As the world focuses on the Syrian civil war, the use of chemical weapons, and the rise of al Qaeda and Islamist groups, the resurgence of the Islamic State of Iraq and the Levant, which is al Qaeda’s affiliate in Iraq, is going largely unnoticed. Violence in Iraq has spiked this year, with a wave of suicide bombings, car bombings, and armed attacks. As al Qaeda focuses energy on Syria, it certainly hasn’t left Iraq behind.

Al Qaeda clearly has the resources to carry out attacks such as today’s, in which five suicide bombers and a multitude of car bombs were used. One attack included a suicide assault team against a police special forces base in Bayji. The al Qaeda fighters entered the perimeter of the base before being gunned down. From Russia Today:

The first bomb exploded next to a tent full of mourners in the Shiite neighborhood. Shortly after, a suicide bomber detonated his device while driving a car near the funeral-goers. A third bomb exploded as police and ambulances arrived at the scene.
“Crowds of people were visiting the tent to offer their condolences when suddenly a powerful blast…threw me to ground,” said 35-year-old Basim Raheem.

“When I tried to get up, a second blast happened. My clothes were covered with blood and human flesh. I thought I was wounded, but later discovered I was lying in a pool of others’ blood,” he added.

No one immediately claimed responsibility for the attacks in Baghdad, in which at least 65 people were killed and 120 others wounded, medics said.

However, the majority of the region’s attacks are carried out by Sunni insurgents with links to Al-Qaeda, who say the Shiite government is discriminating against the country’s Sunni minority.

In a separate incident, at least eight people were killed and 12 others wounded when a car bomb exploded in the predominantly Shiite Ur district of the capital, police said.
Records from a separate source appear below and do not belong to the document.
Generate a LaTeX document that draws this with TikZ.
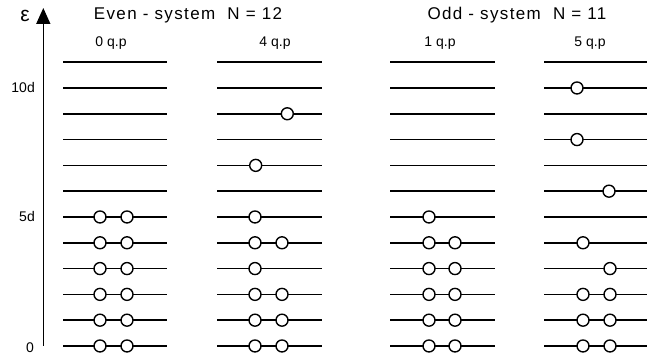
\documentclass[tikz,border=0pt]{standalone}
\usepackage{fontspec}
\setmainfont{Liberation Sans}
\usetikzlibrary{arrows.meta}
\pgfdeclarelayer{bg}
\pgfsetlayers{bg,main}
\tikzset{
    qp/.style={circle, draw, fill=white, inner sep=0mm, minimum size=12pt, line width=1.4pt},
    level/.style={line width=1.6pt},
    txt/.style={inner sep=0pt}
}

\begin{document}
\begin{tikzpicture}[x=1pt, y=25.8pt]
  \useasboundingbox (0,-0.62) rectangle (647,13.41);

  % axis and labels
  \coordinate (ax0) at (43.3,0);
  \coordinate (ax1) at (43.3,13.1);
  \node[txt] (eps) at (25,12.8) {\fontsize{21}{22}\selectfont ε};
  \node[txt, anchor=east] (d10) at (35,10) {\fontsize{14}{16}\selectfont 10d};
  \node[txt, anchor=east] (d5) at (35,5) {\fontsize{14}{16}\selectfont 5d};
  \node[txt, anchor=east] (d0) at (34,-0.05) {\fontsize{14}{16}\selectfont 0};

  \node[txt] (even) at (188,12.83) {\fontsize{17}{20}\selectfont\addfontfeature{LetterSpace=8}Even - system \ N = 12};
  \node[txt] (odd) at (517,12.83) {\fontsize{17}{20}\selectfont\addfontfeature{LetterSpace=8}Odd - system \ N = 11};

  \node[txt] (qa) at (111,11.75) {\fontsize{14}{16}\selectfont 0 q.p};
  \node[txt] (qb) at (275,11.75) {\fontsize{14}{16}\selectfont 4 q.p};
  \node[txt] (qc) at (440,11.75) {\fontsize{14}{16}\selectfont 1 q.p};
  \node[txt] (qd) at (590,11.75) {\fontsize{14}{16}\selectfont 5 q.p};

  % 0 q.p
  \node[qp] (a0l) at (100,0) {}; \node[qp] (a0r) at (127,0) {};
  \node[qp] (a1l) at (100,1) {}; \node[qp] (a1r) at (127,1) {};
  \node[qp] (a2l) at (100,2) {}; \node[qp] (a2r) at (127,2) {};
  \node[qp] (a3l) at (100,3) {}; \node[qp] (a3r) at (127,3) {};
  \node[qp] (a4l) at (100,4) {}; \node[qp] (a4r) at (127,4) {};
  \node[qp] (a5l) at (100,5) {}; \node[qp] (a5r) at (127,5) {};

  % 4 q.p
  \node[qp] (b0l) at (255,0) {}; \node[qp] (b0r) at (282,0) {};
  \node[qp] (b1l) at (255,1) {}; \node[qp] (b1r) at (282,1) {};
  \node[qp] (b2l) at (255,2) {}; \node[qp] (b2r) at (282,2) {};
  \node[qp] (b3l) at (255,3) {};
  \node[qp] (b4l) at (255,4) {}; \node[qp] (b4r) at (282,4) {};
  \node[qp] (b5l) at (255,5) {};
  \node[qp] (b7l) at (255.7,7) {};
  \node[qp] (b9r) at (287.3,9) {};

  % 1 q.p
  \node[qp] (c0l) at (429,0) {}; \node[qp] (c0r) at (455,0) {};
  \node[qp] (c1l) at (429,1) {}; \node[qp] (c1r) at (455,1) {};
  \node[qp] (c2l) at (429,2) {}; \node[qp] (c2r) at (455,2) {};
  \node[qp] (c3l) at (429,3) {}; \node[qp] (c3r) at (455,3) {};
  \node[qp] (c4l) at (429,4) {}; \node[qp] (c4r) at (455,4) {};
  \node[qp] (c5l) at (429,5) {};

  % 5 q.p
  \node[qp] (d0l) at (583,0) {}; \node[qp] (d0r) at (610,0) {};
  \node[qp] (d1l) at (583,1) {}; \node[qp] (d1r) at (610,1) {};
  \node[qp] (d2l) at (583,2) {}; \node[qp] (d2r) at (610,2) {};
  \node[qp] (d3r) at (610,3) {};
  \node[qp] (d4l) at (583,4) {};
  \node[qp] (d6r) at (609,6) {};
  \node[qp] (d8l) at (577,8) {};
  \node[qp] (d10l) at (577,10) {};

  \begin{pgfonlayer}{bg}
    \draw[line width=1.6pt, -{Triangle[width=14pt, length=16pt]}] (ax0) -- (ax1);
    \foreach \l in {0,...,11} {
      \draw[level] (63,\l) -- (167,\l);
      \draw[level] (217,\l) -- (322,\l);
      \draw[level] (390,\l) -- (495,\l);
      \draw[level] (544,\l) -- (647,\l);
    }
  \end{pgfonlayer}

\end{tikzpicture}
\end{document}
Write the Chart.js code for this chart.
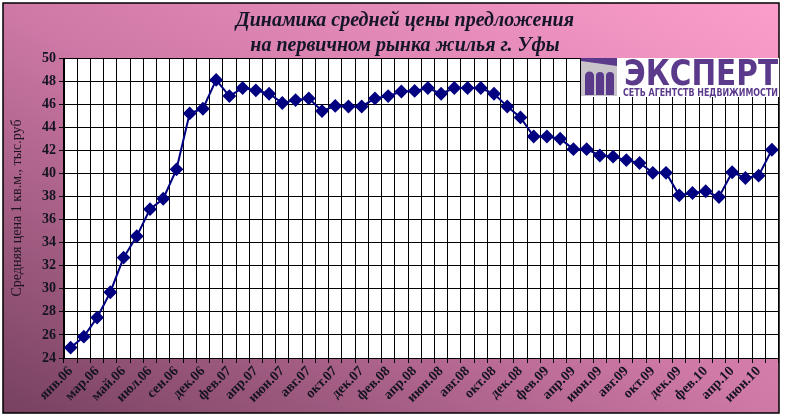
<!DOCTYPE html>
<html>
<head>
<meta charset="utf-8">
<script src="https://cdn.jsdelivr.net/npm/chart.js@4"></script>
<style>
  html, body { margin: 0; padding: 0; background: #fff; }
  #wrap { width: 786px; height: 419px; }
</style>
</head>
<body>
<div id="wrap"><canvas id="priceChart" width="786" height="419"></canvas></div>
<script>
"use strict";

const months = [
  "янв.06", "фев.06", "мар.06", "апр.06", "май.06", "июн.06", "июл.06", "авг.06", "сен.06", "окт.06",
  "дек.06", "янв.07", "фев.07", "мар.07", "апр.07", "май.07", "июн.07", "июл.07", "авг.07", "сен.07",
  "окт.07", "ноя.07", "дек.07", "янв.08", "фев.08", "мар.08", "апр.08", "май.08", "июн.08", "июл.08",
  "авг.08", "сен.08", "окт.08", "ноя.08", "дек.08", "янв.09", "фев.09", "мар.09", "апр.09", "май.09",
  "июн.09", "июл.09", "авг.09", "сен.09", "окт.09", "ноя.09", "дек.09", "янв.10", "фев.10", "мар.10",
  "апр.10", "май.10", "июн.10", "июл.10"
];

// thousand rub per sq.m
const prices = [
  24.9, 25.85, 27.5, 29.7, 32.7, 34.55, 36.9, 37.8, 40.35, 45.2,
  45.6, 48.1, 46.7, 47.4, 47.2, 46.9, 46.1, 46.35, 46.5, 45.4,
  45.85, 45.8, 45.8, 46.5, 46.7, 47.1, 47.15, 47.4, 46.9, 47.4,
  47.4, 47.4, 46.9, 45.8, 44.85, 43.2, 43.2, 43.0, 42.1, 42.1,
  41.55, 41.45, 41.15, 40.9, 40.05, 40.05, 38.1, 38.3, 38.45, 37.95,
  40.1, 39.6, 39.8, 42.05
];

const titleLines = ["Динамика средней цены предложения", "на первичном рынка жилья г. Уфы"];
const yAxisTitle = "Средняя цена 1 кв.м., тыс.руб";
const logoName = "ЭКСПЕРТ";
const logoTagline = "СЕТЬ АГЕНТСТВ НЕДВИЖИМОСТИ";

const serif = "'Liberation Serif', 'Times New Roman', serif";
const purple = "#5b3a8c";

// pink frame, plot background, title and logo
const decorations = {
  id: "decorations",
  beforeDraw(chart) {
    const c = chart.ctx;
    const a = chart.chartArea;
    c.save();
    c.fillStyle = "#fff";
    c.fillRect(0, 0, chart.width, chart.height);
    let g = c.createLinearGradient(222, 528, 560, -112);
    g.addColorStop(0, "#774160");
    g.addColorStop(0.5, "#cf79a7");
    g.addColorStop(1, "#fc9ecc");
    c.fillStyle = g;
    c.fillRect(3, 3, 776, 410);
    c.strokeStyle = "#000";
    c.lineWidth = 1.5;
    c.strokeRect(3, 3, 776, 410);
    c.fillStyle = "#fff";
    c.fillRect(a.left, a.top, a.right - a.left, a.bottom - a.top);
    c.restore();
  },
  afterDraw(chart) {
    const c = chart.ctx;
    c.save();
    // title
    c.fillStyle = "#15152a";
    c.textAlign = "center";
    c.textBaseline = "middle";
    c.font = "italic bold 20px " + serif;
    c.fillText(titleLines[0], 405, 21);
    c.fillText(titleLines[1], 405, 46);

    // logo
    c.fillStyle = "#fff";
    c.fillRect(581, 58, 198, 39);
    c.fillStyle = "#c8c4ca";
    c.fillRect(581, 58, 36, 38);
    c.fillStyle = purple;
    c.beginPath();
    c.moveTo(581, 58);
    c.lineTo(617, 58);
    c.lineTo(617, 66);
    c.lineTo(581, 61);
    c.closePath();
    c.fill();
    [[585, 9], [596, 8], [606, 8]].forEach(([x, w]) => {
      c.beginPath();
      c.moveTo(x, 95);
      c.lineTo(x, 76);
      c.arc(x + w / 2, 76, w / 2, Math.PI, 0);
      c.lineTo(x + w, 95);
      c.closePath();
      c.fill();
    });
    c.textAlign = "left";
    c.textBaseline = "alphabetic";
    c.font = "bold 36px 'DejaVu Sans', sans-serif";
    let w = c.measureText(logoName).width;
    c.save();
    c.translate(624, 85);
    c.scale(154 / w, 1);
    c.fillText(logoName, 0, 0);
    c.restore();
    c.font = "bold 10px 'DejaVu Sans', sans-serif";
    w = c.measureText(logoTagline).width;
    c.save();
    c.translate(623, 95.5);
    c.scale(155 / w, 1);
    c.fillText(logoTagline, 0, 0);
    c.restore();
    c.restore();
  }
};

new Chart(document.getElementById("priceChart"), {
  type: "line",
  data: {
    labels: months,
    datasets: [
      {
        data: prices,
        borderColor: "#000080",
        backgroundColor: "#000080",
        borderWidth: 2,
        pointStyle: "rectRot",
        pointRadius: 5.5,
        pointHoverRadius: 5.5,
        tension: 0,
      },
    ],
  },
  options: {
    responsive: false,
    animation: false,
    layout: { padding: { top: 58, right: 7, left: 0, bottom: 0 } },
    plugins: {
      legend: { display: false },
      tooltip: { enabled: false },
    },
    scales: {
      x: {
        offset: true,
        grid: { offset: true, color: "#000", lineWidth: 1, tickLength: 5, tickColor: "#000" },
        border: { color: "#000", width: 1 },
        ticks: {
          autoSkip: false,
          minRotation: 45,
          maxRotation: 45,
          padding: 0,
          color: "#141420",
          font: { family: serif, size: 14, weight: "bold" },
          callback: function (value, index) {
            return index % 2 === 0 ? this.getLabelForValue(value) : "";
          },
        },
        afterFit(scale) {
          scale.height = 61;
        },
      },
      y: {
        min: 24,
        max: 50,
        grid: { color: "#000", lineWidth: 1, tickLength: 5, tickColor: "#000" },
        border: { color: "#000", width: 1 },
        ticks: {
          stepSize: 2,
          padding: 3,
          color: "#141420",
          font: { family: serif, size: 14, weight: "bold" },
        },
        title: {
          display: true,
          text: yAxisTitle,
          color: "#1e1420",
          font: { family: serif, size: 14 },
          padding: { top: 9, bottom: 0 },
        },
        afterFit(scale) {
          scale.width = 64;
        },
      },
    },
  },
  plugins: [decorations],
});
</script>
</body>
</html>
Four suicide bombers attacked a police special forces base, killing seven and injuring more than 20 security officials in the northern city of Baiji. Police shot one of the militants, although the others managed to enter the base and blow themselves up.

Sadly, attacks such as today’s in Iraq have become commonplace, and the country is dangerously close to slipping back to 2006-2007 levels of violence, when the al Qaeda-led insurgency was at its peak. Deadly bombings and suicide attacks against civilians and at markets and mosques are now an everyday occurrence.

The impact of the US’ inability to negotiate a deal with the Iraqi government to leave behind intelligence, logistics, special operations forces, and air support to continue to assist the Iraqi military post-2011 is now being felt in full. The failure to pursue al Qaeda in Iraq allowed the group to regenerate and launch deadly insurgencies in both Iraq and Syria.